Frank Peters

No. 77
- Position: Tackle

Personal information
- Born: July 17, 1947 (age 79) Lockbourne, Ohio, U.S.
- Listed height: 6 ft 4 in (1.93 m)
- Listed weight: 250 lb (113 kg)

Career information
- High school: Hamilton Township (Columbus, Ohio)
- College: Ohio
- NFL draft: 1969: 9th round, 233rd overall pick

Career history
- New York Jets (1969)*; Cincinnati Bengals (1969);
- * Offseason or practice squad member only

Career NFL statistics
- Games played: 3
- Stats at Pro Football Reference

= Frank Peters (American football) =

American football player (born 1947)

Frank D. Peters (born July 17, 1947) is an American former professional football player who was a tackle for one season with the Cincinnati Bengals of the American Football League (AFL). He played college football for the Ohio Bobcats.

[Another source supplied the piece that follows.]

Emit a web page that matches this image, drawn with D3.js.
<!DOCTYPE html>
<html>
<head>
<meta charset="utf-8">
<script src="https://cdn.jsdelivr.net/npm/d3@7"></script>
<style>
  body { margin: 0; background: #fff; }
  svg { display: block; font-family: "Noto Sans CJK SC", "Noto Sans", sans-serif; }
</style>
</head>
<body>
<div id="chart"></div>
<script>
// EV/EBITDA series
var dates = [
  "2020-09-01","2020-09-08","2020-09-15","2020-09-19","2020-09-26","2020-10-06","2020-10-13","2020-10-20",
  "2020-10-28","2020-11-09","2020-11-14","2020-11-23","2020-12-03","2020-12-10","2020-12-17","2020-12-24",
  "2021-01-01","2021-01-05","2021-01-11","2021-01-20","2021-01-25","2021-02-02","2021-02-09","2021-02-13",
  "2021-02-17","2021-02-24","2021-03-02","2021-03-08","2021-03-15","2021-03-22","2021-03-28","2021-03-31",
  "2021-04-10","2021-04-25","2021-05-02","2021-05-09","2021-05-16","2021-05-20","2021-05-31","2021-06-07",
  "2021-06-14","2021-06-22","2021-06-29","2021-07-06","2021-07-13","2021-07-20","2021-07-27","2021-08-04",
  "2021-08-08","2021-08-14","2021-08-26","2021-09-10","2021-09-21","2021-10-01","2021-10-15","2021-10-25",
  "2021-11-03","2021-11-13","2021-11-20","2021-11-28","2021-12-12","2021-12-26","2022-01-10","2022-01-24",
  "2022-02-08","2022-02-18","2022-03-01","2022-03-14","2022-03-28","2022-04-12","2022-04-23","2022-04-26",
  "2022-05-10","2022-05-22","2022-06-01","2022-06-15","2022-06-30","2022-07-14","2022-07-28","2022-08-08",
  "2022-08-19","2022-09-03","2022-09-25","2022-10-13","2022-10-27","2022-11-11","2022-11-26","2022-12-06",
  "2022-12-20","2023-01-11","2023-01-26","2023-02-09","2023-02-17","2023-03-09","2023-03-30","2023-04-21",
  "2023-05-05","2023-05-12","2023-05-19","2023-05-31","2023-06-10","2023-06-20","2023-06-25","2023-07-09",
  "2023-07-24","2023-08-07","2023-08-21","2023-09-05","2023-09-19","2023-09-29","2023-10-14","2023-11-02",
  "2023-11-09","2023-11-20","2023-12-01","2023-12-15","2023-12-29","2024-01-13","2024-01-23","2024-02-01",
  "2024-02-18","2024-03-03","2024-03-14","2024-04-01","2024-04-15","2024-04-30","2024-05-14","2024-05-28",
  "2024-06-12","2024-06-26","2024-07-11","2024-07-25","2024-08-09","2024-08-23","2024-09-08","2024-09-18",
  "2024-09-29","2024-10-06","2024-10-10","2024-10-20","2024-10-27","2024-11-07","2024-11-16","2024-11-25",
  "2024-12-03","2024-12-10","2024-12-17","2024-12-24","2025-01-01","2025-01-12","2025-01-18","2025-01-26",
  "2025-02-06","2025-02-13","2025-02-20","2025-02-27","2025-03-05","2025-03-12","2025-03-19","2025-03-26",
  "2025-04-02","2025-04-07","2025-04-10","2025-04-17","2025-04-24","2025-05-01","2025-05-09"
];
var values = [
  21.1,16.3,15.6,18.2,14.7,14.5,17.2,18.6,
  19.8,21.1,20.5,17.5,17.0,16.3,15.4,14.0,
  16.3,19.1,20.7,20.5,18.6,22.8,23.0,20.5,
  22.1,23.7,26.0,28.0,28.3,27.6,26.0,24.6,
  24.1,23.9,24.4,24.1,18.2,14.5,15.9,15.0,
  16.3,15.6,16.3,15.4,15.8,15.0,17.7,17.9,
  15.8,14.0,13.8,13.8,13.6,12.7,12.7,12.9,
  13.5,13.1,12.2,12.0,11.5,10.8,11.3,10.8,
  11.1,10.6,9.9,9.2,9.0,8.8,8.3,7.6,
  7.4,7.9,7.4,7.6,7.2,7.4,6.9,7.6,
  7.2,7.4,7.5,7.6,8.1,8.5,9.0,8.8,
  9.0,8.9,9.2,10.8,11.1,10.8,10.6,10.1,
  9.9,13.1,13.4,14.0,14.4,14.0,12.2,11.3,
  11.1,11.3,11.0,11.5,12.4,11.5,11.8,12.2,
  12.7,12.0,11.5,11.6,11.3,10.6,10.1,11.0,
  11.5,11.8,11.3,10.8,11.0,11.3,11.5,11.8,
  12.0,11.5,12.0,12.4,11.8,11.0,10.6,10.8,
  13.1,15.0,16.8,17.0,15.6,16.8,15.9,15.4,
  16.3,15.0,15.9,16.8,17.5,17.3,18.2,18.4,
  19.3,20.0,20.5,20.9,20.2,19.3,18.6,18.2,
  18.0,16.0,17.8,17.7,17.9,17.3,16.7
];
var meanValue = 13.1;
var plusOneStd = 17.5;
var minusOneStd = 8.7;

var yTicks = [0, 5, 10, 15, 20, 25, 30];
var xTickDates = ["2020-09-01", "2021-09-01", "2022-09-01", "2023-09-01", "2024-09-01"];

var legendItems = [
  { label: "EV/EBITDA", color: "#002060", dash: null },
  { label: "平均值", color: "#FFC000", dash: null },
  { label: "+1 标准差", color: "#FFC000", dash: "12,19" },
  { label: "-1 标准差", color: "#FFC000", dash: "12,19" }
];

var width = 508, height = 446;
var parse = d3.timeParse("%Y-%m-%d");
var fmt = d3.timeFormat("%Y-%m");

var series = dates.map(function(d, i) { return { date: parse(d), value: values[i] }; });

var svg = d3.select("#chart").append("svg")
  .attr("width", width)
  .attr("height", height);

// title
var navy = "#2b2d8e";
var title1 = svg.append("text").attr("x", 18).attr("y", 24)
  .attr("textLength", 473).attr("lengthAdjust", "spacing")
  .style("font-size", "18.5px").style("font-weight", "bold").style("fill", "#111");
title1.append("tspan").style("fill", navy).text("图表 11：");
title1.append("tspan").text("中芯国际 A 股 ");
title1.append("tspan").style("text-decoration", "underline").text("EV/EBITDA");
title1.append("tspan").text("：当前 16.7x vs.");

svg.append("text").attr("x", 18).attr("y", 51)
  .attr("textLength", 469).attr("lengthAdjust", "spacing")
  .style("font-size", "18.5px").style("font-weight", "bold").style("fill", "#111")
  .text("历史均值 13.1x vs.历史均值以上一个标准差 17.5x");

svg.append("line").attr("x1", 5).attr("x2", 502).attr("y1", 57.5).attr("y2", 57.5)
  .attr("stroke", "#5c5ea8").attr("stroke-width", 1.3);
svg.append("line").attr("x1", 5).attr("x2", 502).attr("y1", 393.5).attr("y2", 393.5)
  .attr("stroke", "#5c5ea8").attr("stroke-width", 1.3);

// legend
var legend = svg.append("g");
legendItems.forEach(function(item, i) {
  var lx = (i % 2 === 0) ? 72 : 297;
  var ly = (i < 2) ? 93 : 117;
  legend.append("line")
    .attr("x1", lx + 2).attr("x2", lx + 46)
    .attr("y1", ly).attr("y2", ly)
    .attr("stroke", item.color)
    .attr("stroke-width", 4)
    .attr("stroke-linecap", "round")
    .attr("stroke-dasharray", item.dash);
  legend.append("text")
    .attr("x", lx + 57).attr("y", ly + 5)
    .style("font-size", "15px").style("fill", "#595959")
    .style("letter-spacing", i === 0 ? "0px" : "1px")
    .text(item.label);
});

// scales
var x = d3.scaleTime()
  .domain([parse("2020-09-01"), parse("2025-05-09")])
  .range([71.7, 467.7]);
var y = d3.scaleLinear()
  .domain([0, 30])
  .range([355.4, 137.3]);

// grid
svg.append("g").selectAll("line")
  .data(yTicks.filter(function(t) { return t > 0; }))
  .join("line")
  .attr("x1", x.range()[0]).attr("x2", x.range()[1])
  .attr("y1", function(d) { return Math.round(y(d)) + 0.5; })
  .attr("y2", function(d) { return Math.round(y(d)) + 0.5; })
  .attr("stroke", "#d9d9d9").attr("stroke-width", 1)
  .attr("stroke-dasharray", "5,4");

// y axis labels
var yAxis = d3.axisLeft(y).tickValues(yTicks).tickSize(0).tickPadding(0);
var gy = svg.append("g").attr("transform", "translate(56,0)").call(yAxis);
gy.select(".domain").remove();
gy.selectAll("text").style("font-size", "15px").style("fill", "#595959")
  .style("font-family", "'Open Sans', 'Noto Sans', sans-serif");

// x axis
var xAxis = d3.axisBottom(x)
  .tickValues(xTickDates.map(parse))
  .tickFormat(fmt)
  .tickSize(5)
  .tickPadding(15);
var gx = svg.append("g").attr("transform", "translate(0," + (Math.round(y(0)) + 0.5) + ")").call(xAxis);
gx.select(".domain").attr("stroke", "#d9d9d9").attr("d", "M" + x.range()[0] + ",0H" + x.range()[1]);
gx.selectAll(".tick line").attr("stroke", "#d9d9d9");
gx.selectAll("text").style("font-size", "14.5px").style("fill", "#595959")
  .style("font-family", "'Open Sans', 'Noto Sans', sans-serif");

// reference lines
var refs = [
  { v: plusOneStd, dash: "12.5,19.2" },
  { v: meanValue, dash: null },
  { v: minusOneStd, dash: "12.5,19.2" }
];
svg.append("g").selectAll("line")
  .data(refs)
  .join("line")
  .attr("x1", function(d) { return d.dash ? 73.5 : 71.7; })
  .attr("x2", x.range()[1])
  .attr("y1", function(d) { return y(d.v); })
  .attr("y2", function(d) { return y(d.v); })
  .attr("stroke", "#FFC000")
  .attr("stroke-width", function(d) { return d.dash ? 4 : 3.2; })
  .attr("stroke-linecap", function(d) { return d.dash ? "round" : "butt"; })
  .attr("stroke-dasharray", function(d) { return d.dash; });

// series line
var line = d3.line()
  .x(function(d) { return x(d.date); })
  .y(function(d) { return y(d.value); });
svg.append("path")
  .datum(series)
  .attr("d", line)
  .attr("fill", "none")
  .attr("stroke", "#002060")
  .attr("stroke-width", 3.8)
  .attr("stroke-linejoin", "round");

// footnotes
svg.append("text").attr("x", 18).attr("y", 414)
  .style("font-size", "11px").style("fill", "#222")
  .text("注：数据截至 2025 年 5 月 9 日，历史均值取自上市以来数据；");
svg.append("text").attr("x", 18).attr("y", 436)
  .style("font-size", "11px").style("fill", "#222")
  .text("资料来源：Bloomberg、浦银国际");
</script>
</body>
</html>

==Early life and education==
Frank Peters was born on July 17, 1947, in Lockbourne, Ohio. He attended Hamilton Township High School in Columbus, before playing college football for the Ohio Bobcats. He spent 1965 to 1968 at Ohio University, lettering from '66 to '68. Following his senior season, where he was co-captain of the team, Peters was named the school's "student-athlete of the year".

==Professional career==
After his college career, Peters was selected with the 233rd pick of the 1969 NFL/AFL draft by the New York Jets. He was released at roster cuts and subsequently signed off waivers by the Cincinnati Bengals. With the Bengals he appeared in three games. Peters was released the next season, ending his professional career.